_WHAT YOU ARE ASKED TO DO_
Pick out and copy every line below that has the word "matplotlib".

_DATA SHOWN_
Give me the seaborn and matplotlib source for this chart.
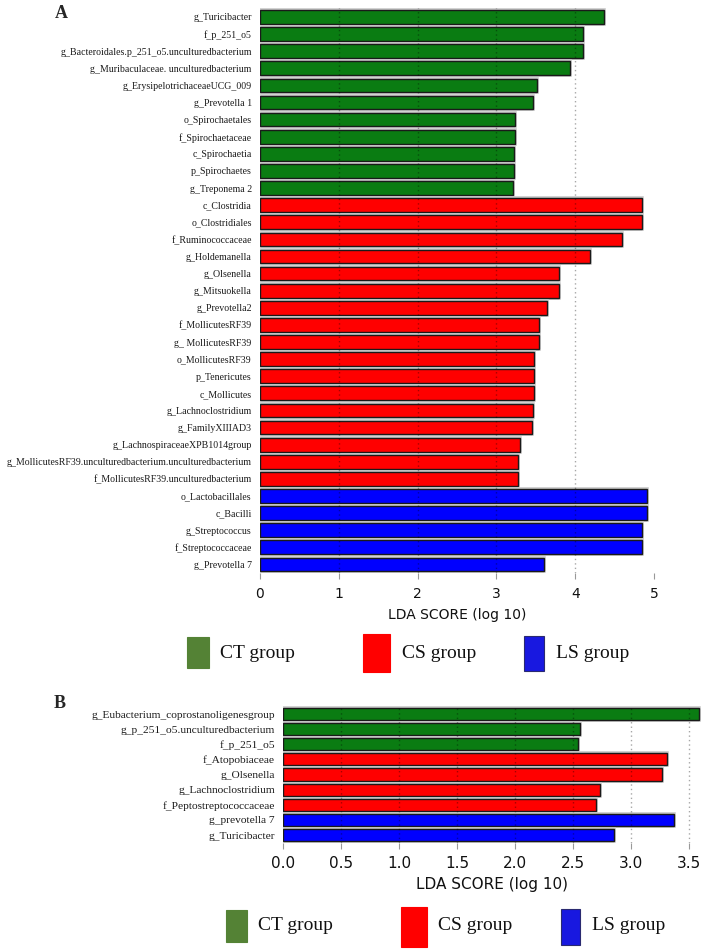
import matplotlib
matplotlib.use("Agg")
import matplotlib.pyplot as plt
import matplotlib.patheffects as pe
from matplotlib.patches import Rectangle
import seaborn as sns
import pandas as pd

# ---------------- data ----------------
labels_a = [
    "g_Turicibacter", "f_p_251_o5", "g_Bacteroidales.p_251_o5.unculturedbacterium",
    "g_Muribaculaceae. unculturedbacterium", "g_ErysipelotrichaceaeUCG_009", "g_Prevotella 1",
    "o_Spirochaetales", "f_Spirochaetaceae", "c_Spirochaetia", "p_Spirochaetes", "g_Treponema 2",
    "c_Clostridia", "o_Clostridiales", "f_Ruminococcaceae", "g_Holdemanella", "g_Olsenella",
    "g_Mitsuokella", "g_Prevotella2", "f_MollicutesRF39", "g_ MollicutesRF39", "o_MollicutesRF39",
    "p_Tenericutes", "c_Mollicutes", "g_Lachnoclostridium", "g_FamilyXIIIAD3",
    "g_LachnospiraceaeXPB1014group",
    "g_MollicutesRF39.unculturedbacterium.unculturedbacterium",
    "f_MollicutesRF39.unculturedbacterium",
    "o_Lactobacillales", "c_Bacilli", "g_Streptococcus", "f_Streptococcaceae", "g_Prevotella 7",
]
values_a = [4.37, 4.10, 4.10, 3.94, 3.51, 3.46, 3.23, 3.23, 3.22, 3.22, 3.21,
            4.85, 4.85, 4.59, 4.19, 3.79, 3.79, 3.64, 3.54, 3.54, 3.48, 3.48, 3.48,
            3.47, 3.45, 3.30, 3.27, 3.27, 4.91, 4.91, 4.85, 4.85, 3.61]
groups_a = ["CT group"] * 11 + ["CS group"] * 17 + ["LS group"] * 5

labels_b = [
    "g_Eubacterium_coprostanoligenesgroup", "g_p_251_o5.unculturedbacterium", "f_p_251_o5",
    "f_Atopobiaceae", "g_Olsenella", "g_Lachnoclostridium", "f_Peptostreptococcaceae",
    "g_prevotella 7", "g_Turicibacter",
]
values_b = [3.59, 2.56, 2.54, 3.31, 3.27, 2.73, 2.70, 3.37, 2.85]
groups_b = ["CT group"] * 3 + ["CS group"] * 4 + ["LS group"] * 2

group_names = ["CT group", "CS group", "LS group"]
bar_colors = {"CT group": "#0a7c12", "CS group": "#ff0000", "LS group": "#0000ff"}
legend_colors = ["#548235", "#ff0000", "#1818e0"]

ticks_a = [0, 1, 2, 3, 4, 5]
ticks_b = [0.0, 0.5, 1.0, 1.5, 2.0, 2.5, 3.0, 3.5]

# ---------------- figure ----------------
sns.set_theme(style="white")
plt.rcParams["font.family"] = ["DejaVu Sans"]

W, H = 702, 949
fig = plt.figure(figsize=(W / 100, H / 100), dpi=100)


def px_axes(left, top, right, bottom):
    return fig.add_axes([left / W, 1 - bottom / H, (right - left) / W, (bottom - top) / H])


def draw_panel(ax, labels, values, groups, xmax, ticks, tick_text, grid_at,
               lab_size, tick_size, xl_pad):
    df = pd.DataFrame({"label": labels, "value": values, "group": groups})
    sns.barplot(data=df, y="label", x="value", hue="group", hue_order=group_names,
                palette=bar_colors, saturation=1, dodge=False, orient="h", width=0.8,
                edgecolor="#1a1a1a", linewidth=1.0, legend=False, ax=ax, zorder=2)
    for p in ax.patches:
        p.set_path_effects([pe.Stroke(linewidth=2.6, foreground="#c8c8c8"), pe.Normal()])
    n = len(labels)
    ax.set_ylim(n - 0.5, -0.55)
    ax.set_xlim(0, xmax)
    for g in grid_at:
        ax.axvline(g, color="black", alpha=0.35, linestyle=(0, (1, 2.2)), linewidth=1.0, zorder=3)
    for s in ax.spines.values():
        s.set_visible(False)
    ax.set_xticks(ticks)
    ax.set_xticklabels(tick_text, fontsize=tick_size, color="#111111")
    ax.tick_params(axis="x", direction="out", length=4, width=0.8, color="#999999", pad=6, bottom=True)
    ax.tick_params(axis="y", length=0, pad=6)
    for t in ax.get_yticklabels():
        t.set_fontfamily("Liberation Serif")
        t.set_fontsize(lab_size)
        t.set_color("#1a1a1a")
    ax.set_ylabel("")
    ax.set_xlabel("LDA SCORE (log 10)", fontsize=tick_size, color="#111111", labelpad=xl_pad)


# Panel A
axA = px_axes(260, 7.5, 654, 573)
draw_panel(axA, labels_a, values_a, groups_a, 5.0, ticks_a, [str(t) for t in ticks_a],
           [1, 2, 3, 4], 7.1, 10, 5)

# Panel B
axB = px_axes(283.3, 705.7, 700.5, 842.6)
draw_panel(axB, labels_b, values_b, groups_b, 3.6, ticks_b, [f"{t:.1f}" for t in ticks_b],
           [0.5, 1.0, 1.5, 2.0, 2.5, 3.0, 3.5], 8.2, 11, 4)

# Panel letters
fig.text(55 / W, 1 - 14 / H, "A", fontsize=13, fontweight="bold",
         fontfamily="Liberation Serif", va="center", ha="left")
fig.text(54 / W, 1 - 703 / H, "B", fontsize=13, fontweight="bold",
         fontfamily="Liberation Serif", va="center", ha="left")


# Legends
def legend_row(specs, text_y):
    for (x0, y0, x1, y1, tx), name, col in zip(specs, group_names, legend_colors):
        edge = "#2a2a70" if name == "LS group" else col
        fig.add_artist(Rectangle((x0 / W, 1 - y1 / H), (x1 - x0) / W, (y1 - y0) / H,
                                 transform=fig.transFigure, facecolor=col, edgecolor=edge,
                                 linewidth=0.8))
        fig.text(tx / W, 1 - text_y / H, name, fontsize=14, fontfamily="Liberation Serif",
                 va="center", ha="left", color="#111111")


legend_row([(187, 637, 209, 668, 220), (363, 634, 390, 672, 402), (524, 636, 544, 671, 556)], 653)
legend_row([(226, 910, 247, 942, 258), (401, 907, 427, 947, 438), (561, 909, 580, 945, 592)], 926)

fig.savefig("out.png", dpi=100)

_SOLVED PROBLEM_
Give me the seaborn and matplotlib source for this chart.
import matplotlib
matplotlib.use("Agg")
import matplotlib.pyplot as plt
import matplotlib.patheffects as pe
from matplotlib.patches import Rectangle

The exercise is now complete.